Begin STORED DATA

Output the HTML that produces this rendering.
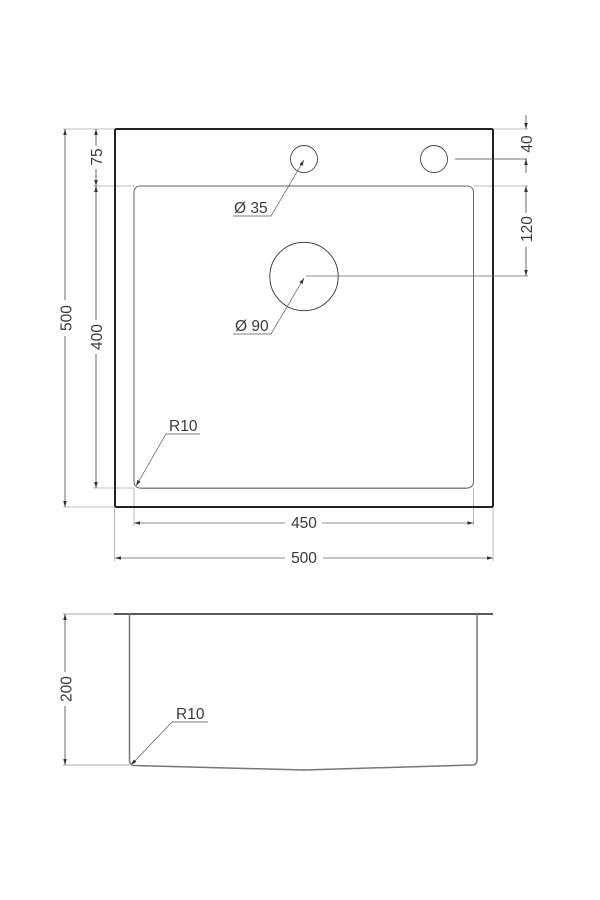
<!DOCTYPE html>
<html>
<head>
<meta charset="utf-8">
<style>
html,body{margin:0;padding:0;background:#fff;width:600px;height:900px;overflow:hidden}
svg{display:block}
text{font-family:"Liberation Sans",sans-serif;font-size:15.5px;fill:#3a3a3a}
</style>
</head>
<body>
<svg width="600" height="900" viewBox="0 0 600 900" xmlns="http://www.w3.org/2000/svg">
<rect width="600" height="900" fill="#fff"/>
<defs>
<marker id="a" viewBox="0 0 10 6" refX="10" refY="3" markerWidth="6" markerHeight="4" markerUnits="userSpaceOnUse" orient="auto-start-reverse"><path d="M0 0L10 3L0 6Z" fill="#333"/></marker>
</defs>

<!-- extension lines -->
<g fill="none" stroke="#aaa" stroke-width="0.8">
<path d="M63 129H115M63 507H115"/>
<path d="M93 186H134M473 186H528M93 488H134"/>
<path d="M493 129H528"/>
<path d="M134 488V526M473.5 488V526M114.500 507V561M493 507V561"/>
<path d="M63 614H114M63 765H130" stroke-width="1.2" stroke="#bbb"/>
</g>

<!-- top view -->
<rect x="115" y="129" width="378" height="378" rx="1.500" fill="none" stroke="#222" stroke-width="2"/>
<rect x="134" y="186" width="339.500" height="302" rx="6" fill="none" stroke="#666" stroke-width="1"/>
<path d="M140 488.300H467" fill="none" stroke="#888" stroke-width="1.400"/>
<circle cx="304" cy="159" r="13.500" fill="none" stroke="#444" stroke-width="0.900"/>
<circle cx="434" cy="159" r="13.500" fill="none" stroke="#444" stroke-width="0.900"/>
<circle cx="304" cy="276.500" r="34.200" fill="none" stroke="#333" stroke-width="0.900"/>

<!-- vertical dimensions -->
<g fill="none" stroke="#444" stroke-width="0.800">
<path d="M65 300V129" marker-end="url(#a)"/>
<path d="M65 336V507" marker-end="url(#a)"/>
<path d="M96 146V129" marker-end="url(#a)"/>
<path d="M96 169V186" marker-end="url(#a)"/>
<path d="M96 320V186" marker-end="url(#a)"/>
<path d="M96 354V488" marker-end="url(#a)"/>
<path d="M526 115V129" marker-end="url(#a)"/>
<path d="M526 173V159" marker-end="url(#a)"/>
<path d="M455 159H527"/>
<path d="M526 213V186" marker-end="url(#a)"/>
<path d="M526 247V276" marker-end="url(#a)"/>
<path d="M306 276H528" stroke="#666"/>
<path d="M65 614V672" marker-start="url(#a)"/>
<path d="M65 706V765" marker-end="url(#a)"/>
</g>

<!-- horizontal dimensions -->
<g fill="none" stroke="#666" stroke-width="0.800">
<path d="M285 523H134" marker-end="url(#a)"/>
<path d="M322 523H473.500" marker-end="url(#a)"/>
<path d="M285 558H115" marker-end="url(#a)"/>
<path d="M323 558H493" marker-end="url(#a)"/>
</g>

<!-- leaders -->
<g fill="none" stroke="#555" stroke-width="0.700">
<path d="M233 216H271L304 160" marker-end="url(#a)"/>
<path d="M233 334H271L304 278" marker-end="url(#a)"/>
<path d="M200 434H166L136 486" marker-end="url(#a)"/>
<path d="M208 722H172L131 765" marker-end="url(#a)"/>
</g>

<!-- side view -->
<path d="M114 614H493" fill="none" stroke="#222" stroke-width="1.500"/>
<path d="M129.500 614V760Q129.500 765 134 765.500L304 770L472 765Q477 765 477 760V614" fill="none" stroke="#777" stroke-width="1.500"/>

<!-- labels -->
<text x="234" y="213">Ø 35</text>
<text x="235" y="331">Ø 90</text>
<text x="169" y="431">R10</text>
<text x="176" y="719">R10</text>
<text x="304" y="528" text-anchor="middle">450</text>
<text x="304" y="563" text-anchor="middle">500</text>
<text transform="translate(71.500 318) rotate(-90)" text-anchor="middle">500</text>
<text transform="translate(102 337) rotate(-90)" text-anchor="middle">400</text>
<text transform="translate(102 157) rotate(-90)" text-anchor="middle">75</text>
<text transform="translate(71.500 689) rotate(-90)" text-anchor="middle">200</text>
<text transform="translate(532 144) rotate(-90)" text-anchor="middle">40</text>
<text transform="translate(532 229) rotate(-90)" text-anchor="middle">120</text>
</svg>
</body>
</html>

End STORED DATA

PROMPT >>
Reproduce all of the data exactly; the pictures do not belong in the copy.

EXERCISE OUTPUT >>
Output the HTML that produces this rendering.
<!DOCTYPE html>
<html>
<head>
<meta charset="utf-8">
<style>
html,body{margin:0;padding:0;background:#fff;width:600px;height:900px;overflow:hidden}
svg{display:block}
text{font-family:"Liberation Sans",sans-serif;font-size:15.5px;fill:#3a3a3a}
</style>
</head>
<body>
<svg width="600" height="900" viewBox="0 0 600 900" xmlns="http://www.w3.org/2000/svg">
<rect width="600" height="900" fill="#fff"/>
<defs>
<marker id="a" viewBox="0 0 10 6" refX="10" refY="3" markerWidth="6" markerHeight="4" markerUnits="userSpaceOnUse" orient="auto-start-reverse"><path d="M0 0L10 3L0 6Z" fill="#333"/></marker>
</defs>

<!-- extension lines -->
<g fill="none" stroke="#aaa" stroke-width="0.8">
<path d="M63 129H115M63 507H115"/>
<path d="M93 186H134M473 186H528M93 488H134"/>
<path d="M493 129H528"/>
<path d="M134 488V526M473.5 488V526M114.500 507V561M493 507V561"/>
<path d="M63 614H114M63 765H130" stroke-width="1.2" stroke="#bbb"/>
</g>

<!-- top view -->
<rect x="115" y="129" width="378" height="378" rx="1.500" fill="none" stroke="#222" stroke-width="2"/>
<rect x="134" y="186" width="339.500" height="302" rx="6" fill="none" stroke="#666" stroke-width="1"/>
<path d="M140 488.300H467" fill="none" stroke="#888" stroke-width="1.400"/>
<circle cx="304" cy="159" r="13.500" fill="none" stroke="#444" stroke-width="0.900"/>
<circle cx="434" cy="159" r="13.500" fill="none" stroke="#444" stroke-width="0.900"/>
<circle cx="304" cy="276.500" r="34.200" fill="none" stroke="#333" stroke-width="0.900"/>

<!-- vertical dimensions -->
<g fill="none" stroke="#444" stroke-width="0.800">
<path d="M65 300V129" marker-end="url(#a)"/>
<path d="M65 336V507" marker-end="url(#a)"/>
<path d="M96 146V129" marker-end="url(#a)"/>
<path d="M96 169V186" marker-end="url(#a)"/>
<path d="M96 320V186" marker-end="url(#a)"/>
<path d="M96 354V488" marker-end="url(#a)"/>
<path d="M526 115V129" marker-end="url(#a)"/>
<path d="M526 173V159" marker-end="url(#a)"/>
<path d="M455 159H527"/>
<path d="M526 213V186" marker-end="url(#a)"/>
<path d="M526 247V276" marker-end="url(#a)"/>
<path d="M306 276H528" stroke="#666"/>
<path d="M65 614V672" marker-start="url(#a)"/>
<path d="M65 706V765" marker-end="url(#a)"/>
</g>

<!-- horizontal dimensions -->
<g fill="none" stroke="#666" stroke-width="0.800">
<path d="M285 523H134" marker-end="url(#a)"/>
<path d="M322 523H473.500" marker-end="url(#a)"/>
<path d="M285 558H115" marker-end="url(#a)"/>
<path d="M323 558H493" marker-end="url(#a)"/>
</g>

<!-- leaders -->
<g fill="none" stroke="#555" stroke-width="0.700">
<path d="M233 216H271L304 160" marker-end="url(#a)"/>
<path d="M233 334H271L304 278" marker-end="url(#a)"/>
<path d="M200 434H166L136 486" marker-end="url(#a)"/>
<path d="M208 722H172L131 765" marker-end="url(#a)"/>
</g>

<!-- side view -->
<path d="M114 614H493" fill="none" stroke="#222" stroke-width="1.500"/>
<path d="M129.500 614V760Q129.500 765 134 765.500L304 770L472 765Q477 765 477 760V614" fill="none" stroke="#777" stroke-width="1.500"/>

<!-- labels -->
<text x="234" y="213">Ø 35</text>
<text x="235" y="331">Ø 90</text>
<text x="169" y="431">R10</text>
<text x="176" y="719">R10</text>
<text x="304" y="528" text-anchor="middle">450</text>
<text x="304" y="563" text-anchor="middle">500</text>
<text transform="translate(71.500 318) rotate(-90)" text-anchor="middle">500</text>
<text transform="translate(102 337) rotate(-90)" text-anchor="middle">400</text>
<text transform="translate(102 157) rotate(-90)" text-anchor="middle">75</text>
<text transform="translate(71.500 689) rotate(-90)" text-anchor="middle">200</text>
<text transform="translate(532 144) rotate(-90)" text-anchor="middle">40</text>
<text transform="translate(532 229) rotate(-90)" text-anchor="middle">120</text>
</svg>
</body>
</html>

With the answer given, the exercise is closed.